La notizia è – si fa per dire – minore. Nelle storie di ordinaria follia che circumnavigano il tifo (?) calcistico, se ne distingue una più recente: alle 17 del pomeriggio di un giorno da cani, in attesa della partita Lazio-Sparta Praga allo stadio Olimpico di Roma, sul Ponte Sant’Angelo, a un passo dal Castello, un gruppetto di ultras cechi si avvicina a una anziana mendicante; uno di loro esce dal manipolo e orina sulla donna fra le risate della rimanenza di minus habens. Si attende (e si desidera con una certa impazienza) l’apertura di un fascicolo da parte della magistratura della capitale, si suppone per offesa al decoro di una persona (art. 584 C.P.), violenza privata (art. 610 C.P.), forse per violazione della legge Mancino come successivamente modificata (violenza o atti di provocazione alla violenza per motivi razziali, etnici, nazionali, religiosi o motivati dall’identità sessuale della vittima), ed altri eventuali reati a cominciare dalla violenza contro le donne.

Eppure la pena esemplare che ci auguriamo per il delimbecille (neologismo opportuno che racchiude e coniuga la malvagità del delinquente e la deficienza di q.i. dell’imbecille), pur necessaria, non basterebbe a risarcire la vittima e la società. L’orinante, infatti, ha colpito nel punto simbolicamente e pragmaticamente più debole della catena sociale: la persona più povera e malmessa. Si dirà – ed è vero – che non sono infrequenti comportamenti teppistici, spesso a sfondo razziale, da parte di questi o quegli ultras. Si aggiungerà – ed anche questo è vero – che sono avvenuti e avvengono episodi ben più gravi di violenza negli (o dalle parti degli) stadi. Dunque c’è da tempo una questione “sociale” che riguarda tali condotte, frequentemente determinate da sconnessi pensieri di tipo nazistoide. Ma l’episodio di Ponte Sant’Angelo ha uno specifico plus: lo sfregio all’indifeso. Per questo richiede una risposta, che ci auguriamo unitaria, a salvaguardia di un bene comune che non si trova sul mercato, non è regolabile in base alla legge della domanda e dell’offerta, non è negoziabile: la dignità della persona.

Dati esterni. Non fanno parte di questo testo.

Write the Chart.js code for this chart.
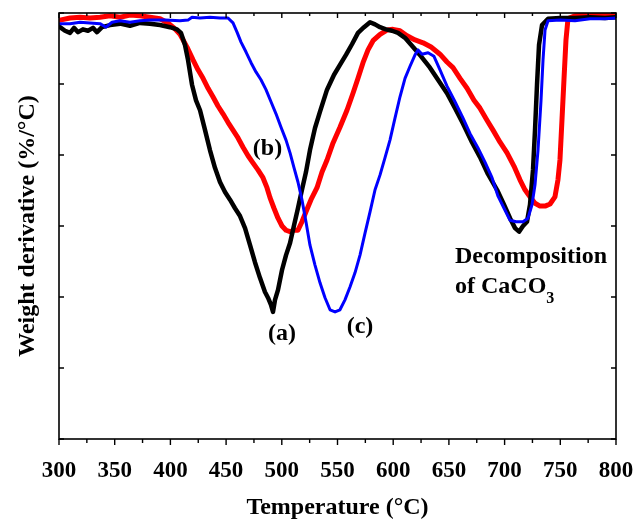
<!DOCTYPE html>
<html><head><meta charset="utf-8">
<script src="https://cdn.jsdelivr.net/npm/chart.js@4.4.1/dist/chart.umd.min.js"></script>
<style>html,body{margin:0;padding:0;background:#fff}canvas{display:block}</style>
</head><body>
<canvas id="c" width="638" height="525"></canvas>
<script>
// Temperature (°C) and weight-derivative values (arbitrary units, axis 0..6)
const tempA = [300.9,305.4,309.9,313.5,317.1,321.5,326.0,330.5,334.1,338.6,345.8,354.8,363.7,372.7,381.7,390.7,399.6,405.9,409.5,413.1,415.8,419.4,423.0,426.6,431.1,435.5,440.0,444.5,449.0,453.5,458.0,462.5,467.0,471.5,475.9,480.4,484.9,487.6,490.3,492.1,493.9,496.6,500.2,503.8,507.4,511.0,514.5,518.1,521.7,525.3,529.8,534.3,540.6,546.9,552.2,557.6,563.0,568.4,573.8,579.2,583.7,588.2,593.5,598.9,604.3,610.6,617.8,625.0,633.0,640.2,648.3,655.5,662.7,670.7,677.9,685.1,693.2,699.5,704.9,709.4,713.0,716.5,720.1,722.8,725.5,727.3,729.1,730.9,733.6,739.0,749.8,763.2,776.7,790.1,800];
const valA = [5.80,5.75,5.72,5.79,5.73,5.77,5.75,5.79,5.73,5.80,5.83,5.85,5.82,5.86,5.85,5.83,5.80,5.77,5.72,5.55,5.34,4.99,4.77,4.63,4.35,4.07,3.82,3.62,3.48,3.37,3.25,3.14,2.97,2.73,2.49,2.27,2.07,1.99,1.89,1.79,1.96,2.10,2.38,2.59,2.76,3.01,3.25,3.51,3.76,4.07,4.38,4.61,4.92,5.13,5.27,5.41,5.56,5.72,5.80,5.87,5.84,5.80,5.77,5.75,5.72,5.65,5.52,5.39,5.23,5.06,4.87,4.66,4.44,4.18,3.97,3.73,3.51,3.30,3.11,2.97,2.92,3.00,3.06,3.30,3.79,4.35,4.99,5.55,5.83,5.92,5.93,5.93,5.94,5.93,5.94];

const tempB = [300.9,309.9,318.9,327.8,336.8,345.8,354.8,363.7,372.7,381.7,390.7,397.8,403.2,408.6,414.9,420.3,424.8,429.3,433.8,438.2,442.7,447.2,451.7,456.2,460.7,465.2,469.7,474.1,478.6,483.1,486.7,489.4,493.0,496.6,500.2,503.8,507.4,511.0,514.5,518.1,521.7,526.2,531.6,536.1,540.6,546.0,552.2,558.5,563.9,568.4,572.9,577.4,581.9,588.2,594.4,599.8,606.1,612.4,619.6,626.8,634.0,642.0,648.3,653.7,660.0,666.3,672.5,677.9,684.2,689.6,695.9,702.2,708.5,713.8,718.3,722.8,727.3,731.8,736.3,740.8,745.2,747.9,749.7,751.5,753.3,755.1,756.9,763.2,772.2,781.2,790.1,800];
const valB = [5.90,5.93,5.94,5.93,5.94,5.96,5.94,5.97,5.96,5.94,5.92,5.86,5.79,5.70,5.52,5.34,5.20,5.08,4.94,4.82,4.69,4.58,4.46,4.35,4.24,4.11,3.99,3.89,3.79,3.68,3.54,3.40,3.25,3.11,3.00,2.94,2.92,2.94,2.94,3.06,3.20,3.37,3.54,3.76,3.93,4.17,4.39,4.63,4.87,5.08,5.30,5.48,5.61,5.70,5.76,5.77,5.75,5.68,5.62,5.58,5.52,5.42,5.31,5.23,5.08,4.94,4.77,4.66,4.49,4.35,4.18,4.03,3.84,3.65,3.51,3.41,3.32,3.28,3.28,3.31,3.41,3.65,3.93,4.49,5.06,5.62,5.92,5.96,5.97,5.99,5.97,5.99];

const tempC = [300.9,309.9,318.9,327.8,336.8,342.2,347.6,354.8,363.7,372.7,381.7,395.2,408.6,415.8,419.4,426.6,435.5,444.5,451.7,456.2,459.8,463.4,467.9,472.4,476.8,481.3,485.8,490.3,494.8,499.3,503.8,507.4,511.0,514.5,518.1,521.7,525.3,529.8,534.3,538.8,543.3,547.8,552.2,556.7,561.2,565.7,570.2,574.7,579.2,583.7,588.2,592.6,597.1,601.6,606.1,610.6,615.1,619.6,622.3,625.9,631.3,636.6,642.0,648.3,655.5,662.7,669.0,676.1,682.4,688.7,694.1,699.5,704.9,710.3,716.5,721.0,724.6,727.3,730.0,732.7,734.5,736.3,739.0,749.8,763.2,776.7,790.1,800];
const valC = [5.85,5.85,5.87,5.86,5.85,5.80,5.87,5.89,5.87,5.89,5.90,5.90,5.89,5.90,5.94,5.93,5.94,5.93,5.93,5.86,5.73,5.59,5.45,5.30,5.17,5.06,4.92,4.75,4.58,4.39,4.21,4.03,3.82,3.62,3.37,3.06,2.73,2.45,2.20,1.99,1.82,1.79,1.82,1.96,2.14,2.34,2.59,2.90,3.20,3.51,3.72,3.96,4.21,4.52,4.82,5.08,5.25,5.41,5.48,5.42,5.44,5.39,5.20,4.97,4.75,4.52,4.30,4.10,3.90,3.68,3.42,3.25,3.08,3.06,3.06,3.11,3.30,3.58,4.07,4.77,5.34,5.76,5.89,5.90,5.89,5.92,5.92,5.93];

const xMin = 300, xMax = 800, xStep = 50;
const yTicks = [0,1,2,3,4,5,6];
const labels = [
  {text:'(a)', t:500.2, v:1.39, align:'center'},
  {text:'(b)', t:487.2, v:4.00, align:'center'},
  {text:'(c)', t:570.2, v:1.49, align:'center'},
  {text:'Decomposition', t:655.5, v:2.48, align:'left'},
  {text:'of CaCO', t:655.5, v:2.06, align:'left', sub:'3'}
];

const zip = (xs, ys) => xs.map((x, i) => ({x, y: ys[i]}));
const FONT = "'Liberation Serif', 'Times New Roman', serif";

const framePlugin = {
  id: 'frame',
  afterDatasetsDraw(chart) {
    const {ctx, chartArea: a, scales: {x, y}} = chart;
    ctx.save();
    ctx.strokeStyle = '#000';
    ctx.lineWidth = 1.6;
    ctx.strokeRect(a.left, a.top, a.right - a.left, a.bottom - a.top);
    ctx.lineWidth = 1.4;
    ctx.beginPath();
    for (let t = xMin; t <= xMax; t += xStep / 2) {
      const px = x.getPixelForValue(t);
      const major = (t - xMin) % xStep === 0;
      const L = major ? 6 : 4;
      ctx.moveTo(px, a.bottom); ctx.lineTo(px, a.bottom + L);
      ctx.moveTo(px, a.top); ctx.lineTo(px, a.top + (major ? 5 : 3));
    }
    yTicks.forEach(v => {
      const py = y.getPixelForValue(v);
      ctx.moveTo(a.left, py); ctx.lineTo(a.left + 5, py);
      ctx.moveTo(a.right, py); ctx.lineTo(a.right - 5, py);
    });
    ctx.stroke();
    // annotations
    ctx.fillStyle = '#000';
    ctx.textBaseline = 'alphabetic';
    labels.forEach(l => {
      ctx.font = 'bold 24px ' + FONT;
      ctx.textAlign = l.align;
      const px = x.getPixelForValue(l.t), py = y.getPixelForValue(l.v);
      ctx.fillText(l.text, px, py);
      if (l.sub) {
        const w = ctx.measureText(l.text).width;
        ctx.font = 'bold 16px ' + FONT;
        ctx.textAlign = 'left';
        ctx.fillText(l.sub, px + w, py + 10);
      }
    });
    ctx.restore();
  }
};

new Chart(document.getElementById('c'), {
  type: 'line',
  data: {
    datasets: [
      {label:'(c)', data: zip(tempC, valC), borderColor:'#0000ff', borderWidth:3, order:0},
      {label:'(a)', data: zip(tempA, valA), borderColor:'#000000', borderWidth:4.5, order:1},
      {label:'(b)', data: zip(tempB, valB), borderColor:'#ff0000', borderWidth:5, order:2}
    ]
  },
  options: {
    responsive: false,
    animation: false,
    devicePixelRatio: 1,
    elements: { point: { radius: 0 }, line: { tension: 0, borderJoinStyle: 'round', borderCapStyle: 'round' } },
    layout: { padding: { top: 13, right: 22, left: 0, bottom: 0 } },
    plugins: { legend: { display: false }, tooltip: { enabled: false } },
    scales: {
      x: {
        type: 'linear', min: xMin, max: xMax,
        afterFit(s) { s.height = 86; s.paddingLeft = 0; s.paddingRight = 0; },
        grid: { display: false },
        border: { display: false },
        ticks: { stepSize: xStep, color: '#000', padding: 10, maxRotation: 0,
                 font: { family: FONT, size: 23, weight: 'bold' } },
        title: { display: true, text: 'Temperature (°C)', color: '#000',
                 font: { family: FONT, size: 24, weight: 'bold' }, padding: { top: 0, bottom: 3 } }
      },
      y: {
        type: 'linear', min: 0, max: 6,
        afterFit(s) { s.width = 59; s.paddingTop = 0; s.paddingBottom = 0; },
        grid: { display: false },
        border: { display: false },
        ticks: { display: false, stepSize: 1 },
        title: { display: true, text: 'Weight derivative (%/°C)', color: '#000',
                 font: { family: FONT, size: 24, weight: 'bold' }, padding: { top: 13, bottom: 0 } }
      }
    }
  },
  plugins: [framePlugin]
});
</script>
</body></html>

Forse un domani si scoprirà che l’autore della mingente bravata è un ragazzotto mezzo (o tutto) sbronzo della borgata praghese, senz’arte né parte, la cui unica identità rimasta dopo lo tsunami antropologico che ha investito il vecchio continente è quella del gruppetto violento e sottoproletario dei sedicenti “tifosi”, in ultima analisi anche lui vittima (dal punto di vista sociologico, non certo da quello giuridico) del disfacimento sociale e morale che ci circonda e che sta trasformando il giardino europeo in un bosco degli orrori. A maggior ragione si impone a tutti – a cominciare dalle élites politiche e culturali d’Europa – una riflessione radicale sul destino di una civiltà che, smarrendo il rispetto per gli ultimi, navigando persa e rancorosa fra muri, esclusioni, frustrazioni, abbandona dormiente il rispetto di se stessa. Perché, come si sa, il sonno della ragione genera mostri.